There are several useful websites for job hunting in Aarhus. Assuming that you don’t speak Danish (yet), you are likely to struggle with Jobnet, the job center’s online presence. Fortunately, there are a number of options available to foreigners, with Work in Denmark at the forefront. Work in Denmark is the official international online portal for finding work in Denmark. Due to Aarhus’s international standing, Work in Denmark has offices in the area, from which you can seek information and guidance on your search for employment and the recruitment process. You may also find Eures to be useful, as it provides further information for international jobseekers.

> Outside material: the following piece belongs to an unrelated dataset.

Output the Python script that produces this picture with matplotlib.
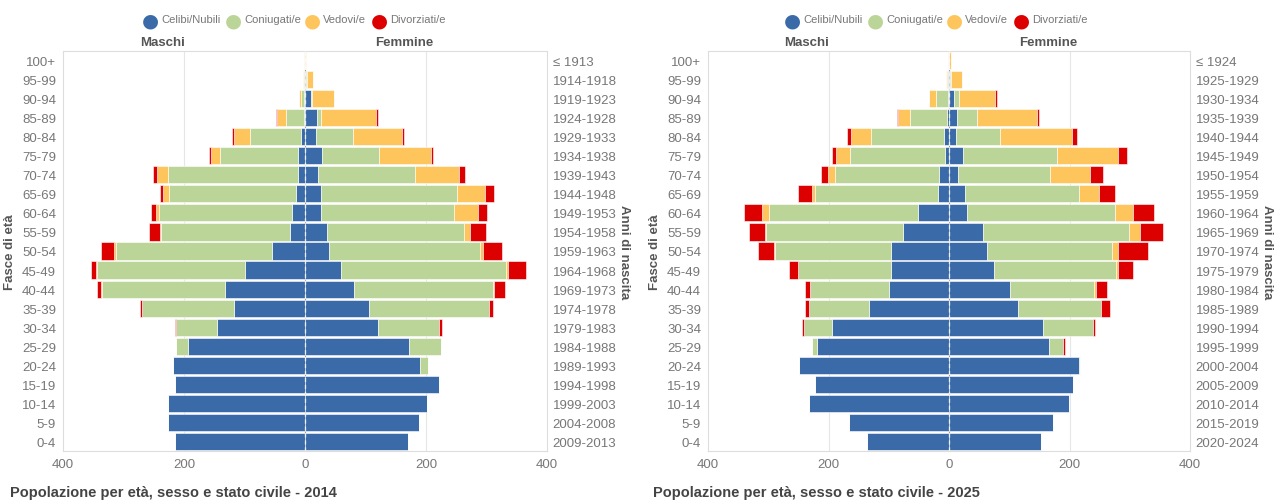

Another more general useful resource is New to Denmark website, which has the sole purpose of providing help to foreigners who are new to living in the country. The ‘Work’ section of the website includes information on all the special schemes that may be relevant to expats seeking employment in the Aarhus area. Essentially, whether or not you can obtain a work permit and residence in the country will depend on your qualifications.
Denmark is a welfare state. From a taxation perspective, this means that people living in Denmark pay taxes to ensure that those who could not otherwise afford essential services, such as healthcare and education, are provided for. Though income tax is high in Denmark, salaries are also high, and personal budgets are not stretched by the aforementioned essential services, as they are available free for everyone. Lower rates are offered to entice highly qualified key professionals and essential researchers.
When you start working in Denmark, it is important that you immediately apply for a tax card. Applications should be made through SKAT, the Danish tax authority. SKAT also offers a handy guide to tax in Denmark for non-Danish speakers, which can be found on the Skat website.